TikTok and Instagram Reels have transcended their platforms and you see that same style of videos on YouTube Shorts and Reddit now.
One creative mix innovation which we’re currently experimenting with is short-form content of about 3-second-long videos/GIFs.
Another creative mix innovation that we’ve been implementing more frequently is advertorials.
Advertorials have proven to be scalable inside Sugatan, so it’s definitely something worth testing if you haven’t done so yet.
What is an advertorial?
It’s a long-read, copy-based advertisement with photos or graphics that takes the form of an article on a website’s landing page.
Advertorials are a mix between advertisements and editorials.
They are education- and value-forward with the copy/message being the most important factor.
Usually, the topic will address a big common pain point and make a shocking/controversial statement that piques the reader’s interest and keeps them reading to find the solution to their pain point.
Get your message right!
Whether we’re talking about advertorials, video ads, or graphic ads… the messaging is always super important.
Inside Sugatan, we have an extremely specific messaging research methodology.
Copymining is one of those methodologies, and Competitive Intel Analysis is another one.
You can read all about these two methodologies and the steps involved in this article.
Combining our research methodologies with keen intuition is what gets us the best results in terms of messaging that grabs attention and generates engagement.
Pillar 4 – The Operational Framework
This pillar is about the operational framework that ties all of the above pillars together cohesively and efficiently to achieve high-quality execution.
Operational and strategic execution is just as important as the strategy itself.
I believe one of the most difficult aspects of operational execution is people management.
You may know by now that we’ve adopted the Agile and Scrum frameworks inside Sugatan.

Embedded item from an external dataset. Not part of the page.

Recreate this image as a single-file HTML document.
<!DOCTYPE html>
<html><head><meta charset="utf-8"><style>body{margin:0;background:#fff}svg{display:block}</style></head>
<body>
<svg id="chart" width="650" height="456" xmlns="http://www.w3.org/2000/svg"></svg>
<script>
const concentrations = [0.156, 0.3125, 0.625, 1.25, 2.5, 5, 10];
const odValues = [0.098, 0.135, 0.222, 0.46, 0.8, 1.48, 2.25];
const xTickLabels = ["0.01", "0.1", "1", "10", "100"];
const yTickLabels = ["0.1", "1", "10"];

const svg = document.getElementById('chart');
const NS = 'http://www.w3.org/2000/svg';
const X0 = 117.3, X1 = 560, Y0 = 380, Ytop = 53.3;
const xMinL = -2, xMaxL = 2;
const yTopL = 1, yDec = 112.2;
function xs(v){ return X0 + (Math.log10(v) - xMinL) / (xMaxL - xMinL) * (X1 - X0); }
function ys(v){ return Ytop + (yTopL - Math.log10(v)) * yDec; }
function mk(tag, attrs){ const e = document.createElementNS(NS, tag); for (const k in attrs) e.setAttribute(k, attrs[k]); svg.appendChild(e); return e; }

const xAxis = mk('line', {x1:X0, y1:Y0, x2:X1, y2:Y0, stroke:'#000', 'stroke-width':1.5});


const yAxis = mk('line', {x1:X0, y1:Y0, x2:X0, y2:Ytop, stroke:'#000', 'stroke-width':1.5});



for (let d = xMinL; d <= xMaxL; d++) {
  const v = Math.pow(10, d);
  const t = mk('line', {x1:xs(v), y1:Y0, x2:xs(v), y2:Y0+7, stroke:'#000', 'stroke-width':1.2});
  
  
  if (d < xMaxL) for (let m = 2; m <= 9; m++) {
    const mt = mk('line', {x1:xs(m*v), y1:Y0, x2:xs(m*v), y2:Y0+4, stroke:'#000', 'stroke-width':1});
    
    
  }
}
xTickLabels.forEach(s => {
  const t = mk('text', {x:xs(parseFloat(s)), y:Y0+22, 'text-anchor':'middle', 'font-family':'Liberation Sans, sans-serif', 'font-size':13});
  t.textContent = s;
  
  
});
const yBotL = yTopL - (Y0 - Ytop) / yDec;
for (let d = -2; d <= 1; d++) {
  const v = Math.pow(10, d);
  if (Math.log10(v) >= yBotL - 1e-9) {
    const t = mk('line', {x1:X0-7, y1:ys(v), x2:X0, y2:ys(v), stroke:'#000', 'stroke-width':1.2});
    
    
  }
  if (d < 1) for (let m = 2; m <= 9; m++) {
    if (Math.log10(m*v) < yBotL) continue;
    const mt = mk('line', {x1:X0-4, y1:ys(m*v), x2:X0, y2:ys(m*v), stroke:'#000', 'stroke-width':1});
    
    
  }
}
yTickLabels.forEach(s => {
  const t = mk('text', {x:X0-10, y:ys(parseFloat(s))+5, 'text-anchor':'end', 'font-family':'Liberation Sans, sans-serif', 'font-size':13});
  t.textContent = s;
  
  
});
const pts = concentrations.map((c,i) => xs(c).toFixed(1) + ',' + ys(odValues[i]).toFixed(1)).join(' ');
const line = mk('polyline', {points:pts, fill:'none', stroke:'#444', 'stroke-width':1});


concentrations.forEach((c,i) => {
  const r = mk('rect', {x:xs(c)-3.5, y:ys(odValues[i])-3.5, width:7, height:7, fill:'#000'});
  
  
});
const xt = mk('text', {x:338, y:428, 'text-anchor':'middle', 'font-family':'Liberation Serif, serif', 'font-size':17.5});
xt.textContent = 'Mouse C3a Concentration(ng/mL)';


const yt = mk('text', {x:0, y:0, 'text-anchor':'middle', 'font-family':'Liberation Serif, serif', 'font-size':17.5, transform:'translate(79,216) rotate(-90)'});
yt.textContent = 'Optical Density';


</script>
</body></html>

You can read more about the value we’ve found in Scrum in this article.
Why did we implement Agile inside Sugatan?
One of the core philosophies of Agile is that no Agile framework can be applied without leadership being Agile too.
Within the Agile system, you’re usually trying to solve some sort of problem.

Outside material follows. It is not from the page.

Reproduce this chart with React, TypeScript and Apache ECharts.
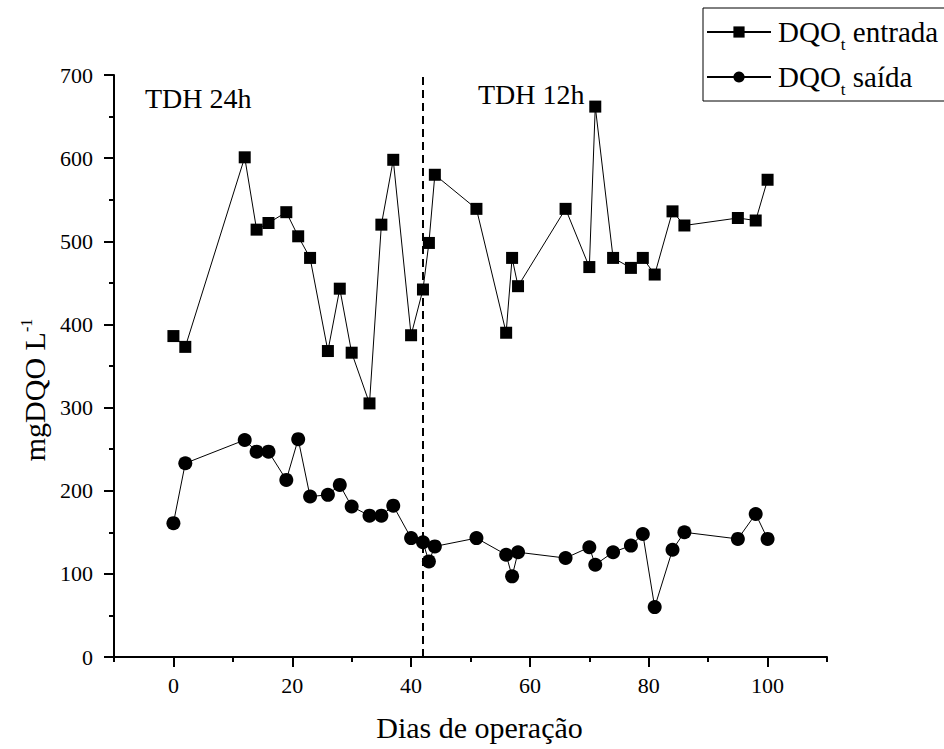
import React, { useEffect, useRef } from "react";
import * as echarts from "echarts";

const diasEntrada = [0, 2, 12, 14, 16, 19, 21, 23, 26, 28, 30, 33, 35, 37, 40, 42, 43, 44, 51, 56, 57, 58, 66, 70, 71, 74, 77, 79, 81, 84, 86, 95, 98, 100];
const dqoEntrada = [386, 373, 601, 514, 522, 535, 506, 480, 368, 443, 366, 305, 520, 598, 387, 442, 498, 580, 539, 390, 480, 446, 539, 469, 662, 480, 468, 480, 460, 536, 519, 528, 525, 574];
const diasSaida = [0, 2, 12, 14, 16, 19, 21, 23, 26, 28, 30, 33, 35, 37, 40, 42, 43, 44, 51, 56, 57, 58, 66, 70, 71, 74, 77, 79, 81, 84, 86, 95, 98, 100];
const dqoSaida = [161, 233, 261, 247, 247, 213, 262, 193, 195, 207, 181, 170, 170, 182, 143, 138, 115, 133, 143, 123, 97, 126, 119, 132, 111, 126, 134, 148, 60, 129, 150, 142, 172, 142];
const xMajorTicks = [0, 20, 40, 60, 80, 100];
const mudancaTDH = 42;
const seriesNames = ["DQOt entrada", "DQOt saída"];

const FONT = "Liberation Serif";

export default function App() {
  const ref = useRef<HTMLDivElement>(null);
  useEffect(() => {
    if (!ref.current) return;
    const chart = echarts.init(ref.current, null, { renderer: "svg" });
    chart.setOption({
      animation: false,
      backgroundColor: "#fff",
      grid: { left: 114, top: 75, right: 117, bottom: 92, containLabel: false },
      legend: {
        orient: "vertical",
        left: 703,
        top: 8,
        padding: [3, 12, 3, 3],
        itemGap: 3,
        itemWidth: 64,
        itemHeight: 14,
        borderColor: "#000",
        borderWidth: 1,
        borderRadius: 0,
        backgroundColor: "#fff",
        data: seriesNames,
        formatter: (n: string) => (n === seriesNames[0] ? "DQO{sub|t} entrada" : "DQO{sub|t} saída"),
        textStyle: {
          fontFamily: FONT,
          fontSize: 29,
          lineHeight: 42,
          color: "#000",
          padding: [0, 0, 0, 2],
          rich: {
            sub: { fontFamily: FONT, fontSize: 17, lineHeight: 16, color: "#000", verticalAlign: "bottom" },
          },
        },
      },
      xAxis: [
        {
          type: "value",
          min: -10,
          max: 110,
          interval: 10,
          position: "bottom",
          axisLine: { show: true, onZero: false, lineStyle: { color: "#000", width: 2 } },
          splitLine: { show: false },
          axisTick: { show: true, length: 10, lineStyle: { color: "#000", width: 2 }, customValues: xMajorTicks },
          axisLabel: {
            customValues: xMajorTicks,
            margin: 17,
            fontFamily: FONT,
            fontSize: 22,
            color: "#000",
          },
          name: "Dias de operação",
          nameLocation: "middle",
          nameGap: 55,
          nameTextStyle: { fontFamily: FONT, fontSize: 30, color: "#000", padding: [0, 0, 0, 18] },
        },
        {
          type: "value",
          min: -10,
          max: 110,
          interval: 10,
          position: "bottom",
          offset: 0,
          axisLine: { show: false, onZero: false },
          splitLine: { show: false },
          axisTick: { show: true, length: 5, lineStyle: { color: "#000", width: 2 } },
          axisLabel: { show: false },
        },
      ],
      yAxis: {
        type: "value",
        min: 0,
        max: 700,
        interval: 100,
        position: "left",
        axisLine: { show: true, onZero: false, lineStyle: { color: "#000", width: 2 } },
        splitLine: { show: false },
        axisTick: { show: true, length: 10, lineStyle: { color: "#000", width: 2 } },
        minorTick: { show: true, splitNumber: 2, length: 5, lineStyle: { color: "#000", width: 2 } },
        minorSplitLine: { show: false },
        axisLabel: { margin: 21, fontFamily: FONT, fontSize: 22, color: "#000" },
        name: "mgDQO L{sup|-1}",
        nameLocation: "middle",
        nameGap: 58,
        nameTextStyle: {
          fontFamily: FONT,
          fontSize: 30,
          color: "#000",
          padding: [0, 48, 0, 0],
          rich: { sup: { fontFamily: FONT, fontSize: 16, color: "#000", padding: [0, 0, 16, 0] } },
        },
      },
      graphic: [
        { type: "text", x: 145, y: 98, style: { text: "TDH 24h", font: `28px '${FONT}'`, fill: "#000", verticalAlign: "middle" } },
        { type: "text", x: 478, y: 94, style: { text: "TDH 12h", font: `28px '${FONT}'`, fill: "#000", verticalAlign: "middle" } },
      ],
      series: [
        {
          name: seriesNames[0],
          type: "line",
          xAxisIndex: 0,
          data: diasEntrada.map((d, i) => [d, dqoEntrada[i]]),
          symbol: "rect",
          symbolSize: 12,
          itemStyle: { color: "#000" },
          lineStyle: { color: "#000", width: 1 },
          markLine: {
            silent: true,
            symbol: "none",
            label: { show: false },
            lineStyle: { color: "#000", width: 2, type: [8, 5] },
            data: [{ xAxis: mudancaTDH }],
          },
        },
        {
          name: seriesNames[1],
          type: "line",
          xAxisIndex: 0,
          data: diasSaida.map((d, i) => [d, dqoSaida[i]]),
          symbol: "circle",
          symbolSize: 14,
          itemStyle: { color: "#000" },
          lineStyle: { color: "#000", width: 1 },
        },
      ],
    });
    return () => chart.dispose();
  }, []);
  return <div ref={ref} style={{ width: 944, height: 749, position: "absolute", left: 0, top: 0 }} />;
}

If you’re in a leadership position, Agile prescribes that you should not try to dictate or control but instead trust your team to bring solutions to the table.
Don’t take on all problem-solving responsibilities yourself and deny your own shortcomings or possible ignorance.
Instead, set a clear ambition (the what and why) and metrics for success, but delegate only the how to the team.
Following this Agile principle results in better and quicker solutions, better interpersonal relationships between co-workers and management, and fosters an innovative culture throughout an organization.
Another aspect of Agile that really resonates with Sugatan and the way we operate is that Agile also values testing and data over opinions and conventions.
I’ve always said that we’re data-driven and that won’t ever change.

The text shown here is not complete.